* _SHORT TASK_:
Transcribe all of the material exactly, except for its pictures.

***

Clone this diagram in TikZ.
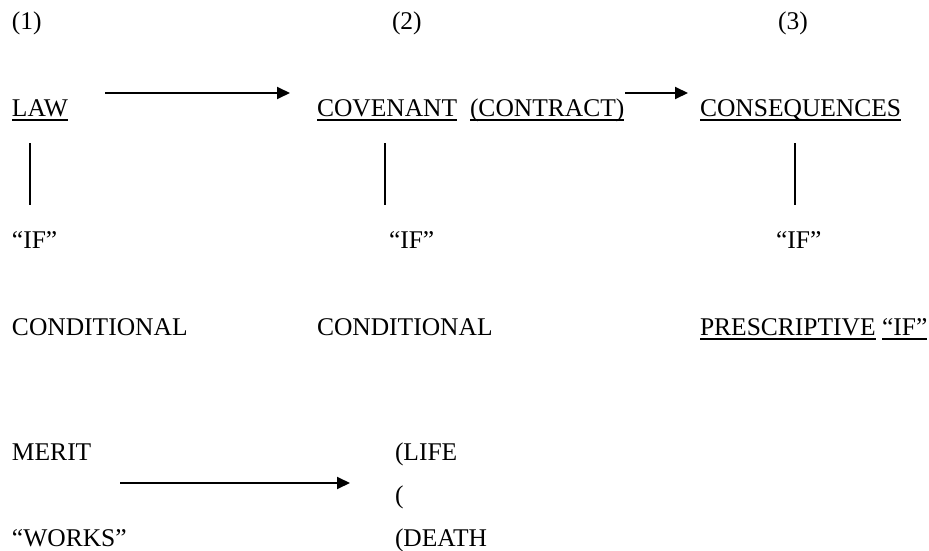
\documentclass[tikz,border=0pt]{standalone}
\usepackage{fontspec}
\setmainfont{Liberation Serif}
\usetikzlibrary{arrows.meta}
\begin{document}
\begin{tikzpicture}[x=1pt,y=-1pt,
  txt/.style={anchor=base west,inner sep=0pt,outer sep=0pt,font=\fontsize{25.5pt}{30pt}\selectfont},
  arr/.style={line width=1.9pt,-{Triangle[length=13pt,width=12pt]}},
  vline/.style={line width=1.2pt},
  uline/.style={line width=1.3pt}]
\useasboundingbox (0,0) rectangle (929,551);
% header
\node[txt] (n1) at (12,30) {(1)};
\node[txt] (n2) at (392,30) {(2)};
\node[txt] (n3) at (778,30) {(3)};
% row 2
\node[txt] (law) at (12,116) {LAW};
\node[txt] (cov) at (317,116) {COVENANT};
\node[txt] (con) at (470,116) {(CONTRACT)};
\node[txt] (csq) at (700,116) {CONSEQUENCES};
\foreach \n in {law,cov,con,csq}
  \draw[uline] ([yshift=-4pt]\n.base west) -- ([yshift=-4pt]\n.base east);
\coordinate (a1s) at (105,93);
\coordinate (a1e) at (290,93);
\coordinate (a2s) at (625,93);
\coordinate (a2e) at (688,93);
\draw[arr] (a1s) -- (a1e);
\draw[arr] (a2s) -- (a2e);
% IF row
\node[txt] (if1) at (12,248) {“IF”};
\node[txt] (if2) at (389,248) {“IF”};
\node[txt] (if3) at (776,248) {“IF”};
\coordinate (v1t) at (30,143);  \coordinate (v1b) at (30,205);
\coordinate (v2t) at (385,143); \coordinate (v2b) at (385,205);
\coordinate (v3t) at (795,143); \coordinate (v3b) at (795,205);
\draw[vline] (v1t) -- (v1b);
\draw[vline] (v2t) -- (v2b);
\draw[vline] (v3t) -- (v3b);
% conditional row
\node[txt] (c1) at (12,335) {CONDITIONAL};
\node[txt] (c2) at (317,335) {CONDITIONAL};
\node[txt] (pre) at (700,335) {PRESCRIPTIVE};
\node[txt,anchor=base west] (pif) at ([xshift=6.4pt]pre.base east) {“IF”};
\foreach \n in {pre,pif}
  \draw[uline] ([yshift=-4pt]\n.base west) -- ([yshift=-4pt]\n.base east);
% bottom
\node[txt] (mer) at (12,460) {MERIT};
\node[txt] (wor) at (12,546) {“WORKS”};
\node[txt] (life) at (395,460) {(LIFE};
\node[txt] (par) at (395,503) {(};
\node[txt] (dea) at (395,546) {(DEATH};
\coordinate (a3s) at (120,483);
\coordinate (a3e) at (350,483);
\draw[arr] (a3s) -- (a3e);
\end{tikzpicture}
\end{document}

***

* _THE OUTPUT_:
Clone this diagram in TikZ.
\documentclass[tikz,border=0pt]{standalone}
\usepackage{fontspec}
\setmainfont{Liberation Serif}
\usetikzlibrary{arrows.meta}
\begin{document}
\begin{tikzpicture}[x=1pt,y=-1pt,
  txt/.style={anchor=base west,inner sep=0pt,outer sep=0pt,font=\fontsize{25.5pt}{30pt}\selectfont},
  arr/.style={line width=1.9pt,-{Triangle[length=13pt,width=12pt]}},
  vline/.style={line width=1.2pt},
  uline/.style={line width=1.3pt}]
\useasboundingbox (0,0) rectangle (929,551);
% header
\node[txt] (n1) at (12,30) {(1)};
\node[txt] (n2) at (392,30) {(2)};
\node[txt] (n3) at (778,30) {(3)};
% row 2
\node[txt] (law) at (12,116) {LAW};
\node[txt] (cov) at (317,116) {COVENANT};
\node[txt] (con) at (470,116) {(CONTRACT)};
\node[txt] (csq) at (700,116) {CONSEQUENCES};
\foreach \n in {law,cov,con,csq}
  \draw[uline] ([yshift=-4pt]\n.base west) -- ([yshift=-4pt]\n.base east);
\coordinate (a1s) at (105,93);
\coordinate (a1e) at (290,93);
\coordinate (a2s) at (625,93);
\coordinate (a2e) at (688,93);
\draw[arr] (a1s) -- (a1e);
\draw[arr] (a2s) -- (a2e);
% IF row
\node[txt] (if1) at (12,248) {“IF”};
\node[txt] (if2) at (389,248) {“IF”};
\node[txt] (if3) at (776,248) {“IF”};
\coordinate (v1t) at (30,143);  \coordinate (v1b) at (30,205);
\coordinate (v2t) at (385,143); \coordinate (v2b) at (385,205);
\coordinate (v3t) at (795,143); \coordinate (v3b) at (795,205);
\draw[vline] (v1t) -- (v1b);
\draw[vline] (v2t) -- (v2b);
\draw[vline] (v3t) -- (v3b);
% conditional row
\node[txt] (c1) at (12,335) {CONDITIONAL};
\node[txt] (c2) at (317,335) {CONDITIONAL};
\node[txt] (pre) at (700,335) {PRESCRIPTIVE};
\node[txt,anchor=base west] (pif) at ([xshift=6.4pt]pre.base east) {“IF”};
\foreach \n in {pre,pif}
  \draw[uline] ([yshift=-4pt]\n.base west) -- ([yshift=-4pt]\n.base east);
% bottom
\node[txt] (mer) at (12,460) {MERIT};
\node[txt] (wor) at (12,546) {“WORKS”};
\node[txt] (life) at (395,460) {(LIFE};
\node[txt] (par) at (395,503) {(};
\node[txt] (dea) at (395,546) {(DEATH};
\coordinate (a3s) at (120,483);
\coordinate (a3e) at (350,483);
\draw[arr] (a3s) -- (a3e);
\end{tikzpicture}
\end{document}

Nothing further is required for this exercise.